Richard Murphy, the founder and director of the Financial Secrecy Index and a long time critic of offshore centres such as Cayman, also made the list at 485.

Published by Financial Centres International, a monthly periodical covering developments in the world's financial centres, the inaugural ‘FCI 500’ is described as “a first insight into the people, the forces, and the institutions that are behind the unprecedented re-shaping of the global financial system,” in the wake of the credit crisis which started in 2007.

Top of the list is Mario Draghi, Governor of the Banca d'Italia, followed by Timothy Geithner, Secretary of the Treasury at the US Department of the Treasury, and at number three isBarney Frank, Congressman at the United States House of Representatives, who is followed by Dominique Strauss-Kahn the Managing Director of the International Monetary Fund.

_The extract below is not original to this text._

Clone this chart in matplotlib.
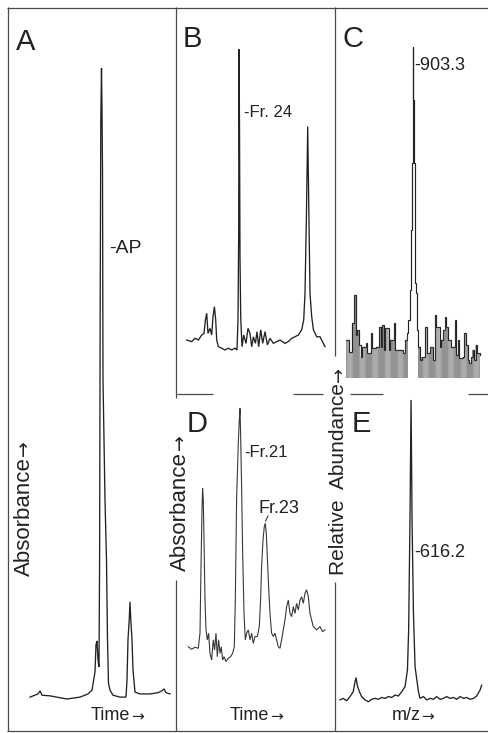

“This inaugural ‘FCI 500’ is not just another list of influential people,” FCI stated. “The top names in the FCI 500 reflect the position of those with global mandates, such as Mario Draghi, and the managing director of the IMF, as well as the biggest players in multinational financial services companies.”

The list is not, FCI stated, a list of the most influential people in world finance. “It is a list of the most influential in financial centres. The point is that, in the end finance is a network business operating through a network of independent jurisdictions. The 'FCI500', then is intended to recognise the key players in jurisdictions across the globe, and the key sectors and activities making up that list,” FCI added.

The list took almost two years to compile, publishers revealed, adding that they would continue to revise and renew the list going forward.